Stylish Handel Masque by Musica Angelica
Handel’s “Acis and Galatea” is not your usual shepherd-meets-nymph masque. Then again, these days it’s just about the only one going.
Multiple levels of retrospection opened Saturday and Sunday when the local period-instrument band Musica Angelica and soloists revisited that endlessly lyrical English baroque treatment of the classical Greco-Roman myth as the final concert of the summer’s “Ancient Echoes” series outdoors at the Getty Museum.
Saturday the musical reconstruction of Handel’s original 1718 version seemed to go fine, the anomaly of disconcerting amplification notwithstanding. Necessary pauses for retuning and delays as Michael Eagan switched back and forth from playing an archlute to conducting impeded the dramatic flow at times in the more dynamic second act, but otherwise this was a spirited production of stylish character and conviction.

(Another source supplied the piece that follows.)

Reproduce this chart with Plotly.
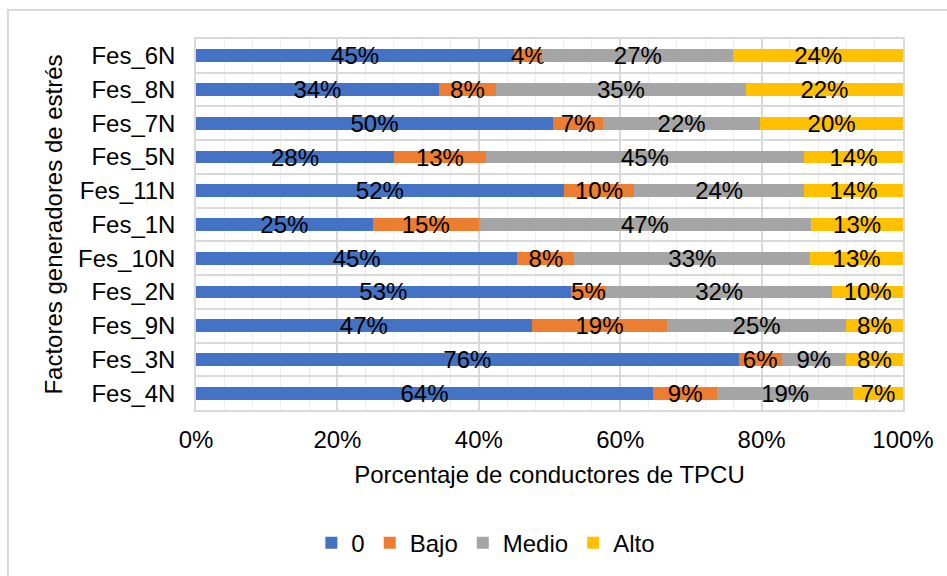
import plotly.graph_objects as go

# Stress-factor categories, listed top to bottom as displayed
categories = ["Fes_6N", "Fes_8N", "Fes_7N", "Fes_5N", "Fes_11N", "Fes_1N",
              "Fes_10N", "Fes_2N", "Fes_9N", "Fes_3N", "Fes_4N"]

# Share of drivers (%) per stress level
nivel_0 = [45, 34, 50, 28, 52, 25, 45, 53, 47, 76, 64]
bajo = [4, 8, 7, 13, 10, 15, 8, 5, 19, 6, 9]
medio = [27, 35, 22, 45, 24, 47, 33, 32, 25, 9, 19]
alto = [24, 22, 20, 14, 14, 13, 13, 10, 8, 8, 7]

# Percentage axis ticks
x_ticks = [0, 20, 40, 60, 80, 100]
x_tick_labels = ["0%", "20%", "40%", "60%", "80%", "100%"]

series = [
    ("0", nivel_0, "#4472C4"),
    ("Bajo", bajo, "#ED7D31"),
    ("Medio", medio, "#A5A5A5"),
    ("Alto", alto, "#FFC000"),
]

FONT = "Liberation Sans, Arial, sans-serif"
FS = 24

fig = go.Figure()
for name, vals, color in series:
    fig.add_trace(go.Bar(
        y=categories,
        x=vals,
        name=name,
        orientation="h",
        marker=dict(color=color, line=dict(width=0)),
        text=[f"{v}%" for v in vals],
        textposition="inside",
        insidetextanchor="middle",
        constraintext="none",
        textfont=dict(family=FONT, size=FS, color="#000000"),
    ))

fig.update_layout(
    barmode="stack",
    barnorm="percent",
    bargap=0.62,
    width=947,
    height=576,
    margin=dict(l=196, r=44, t=39, b=165),
    paper_bgcolor="white",
    plot_bgcolor="white",
    font=dict(family=FONT, size=FS, color="#000000"),
    showlegend=True,
    legend=dict(
        orientation="h",
        x=0.41, xanchor="center",
        y=-0.355, yanchor="middle",
        font=dict(family=FONT, size=FS, color="#000000"),
        traceorder="normal",
    ),
    xaxis=dict(
        range=[0, 100],
        tickvals=x_ticks,
        ticktext=x_tick_labels,
        showgrid=True,
        gridcolor="#d9d9d9",
        gridwidth=1.5,
        minor=dict(dtick=4, showgrid=True, gridcolor="#ededed", gridwidth=1),
        zeroline=False,
        showline=True,
        linecolor="#d9d9d9",
        linewidth=1.5,
        mirror=True,
        ticks="",
        ticklabelstandoff=7,
        title=dict(text="Porcentaje de conductores de TPCU",
                   font=dict(family=FONT, size=FS, color="#000000"),
                   standoff=15),
    ),
    yaxis=dict(
        autorange="reversed",
        tickson="boundaries",
        showgrid=True,
        gridcolor="#d9d9d9",
        gridwidth=1.5,
        showline=True,
        linecolor="#d9d9d9",
        linewidth=1.5,
        mirror=True,
        ticks="",
        ticklabelstandoff=14,
        title=dict(text="Factores generadores de estrés",
                   font=dict(family=FONT, size=FS, color="#000000"),
                   standoff=9),
    ),
    shapes=[dict(
        type="rect", xref="paper", yref="paper",
        x0=-0.266, x1=1.3, y0=-0.6, y1=1.078,
        line=dict(color="#d9d9d9", width=2),
        fillcolor="rgba(0,0,0,0)", layer="below",
    )],
)

fig.write_html("out.html")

As the titular lovers, soprano Jennifer Ellis and tenor Daniel Plaster sang appealingly in duet. Individually, Ellis was much more free vocally, and more convincing in joy than in grief. The much-admired Plaster appeared to be in uncomfortable voice, sounding tight and uneven at times in the upper register, and more effective in bluster than in ardor.
As is often the case, the bad guy gets the best music, and bass Robert Stafford was an uncommonly suave Polyphemus, the Cyclops who squashes hapless Acis. Stafford’s burnished, baritonal voice faded only on the lowest notes and he avoided the oafish caricature that frequently besets this famous musical portrayal.
He was able to do this in part because tenor Scott Whitaker turned the blandly impartial buttinsky Damon into the center of comic relief, making the most of the limited acting in this concert production. Whitaker also sang cleanly and sweetly, made every syllable clear, and embellished his music effectively.
The four principals, plus countertenor Dana Marsh, doubled as the chorus with elegant and moving ensemble work. In a significant step on his road to the English oratorio, Handel gave the chorus here a dramatically important role and music to match, sophisticated in texture and big in emotion and scope.
Handel also worked economical wonders with his small orchestra, and Musica Angelica played with pointed animation and grace behind the singers. In his role as conductor, Eagan mostly merely emphasized the strong beats of the meter, but that sufficed to hold together the nicely detailed and motivated performances.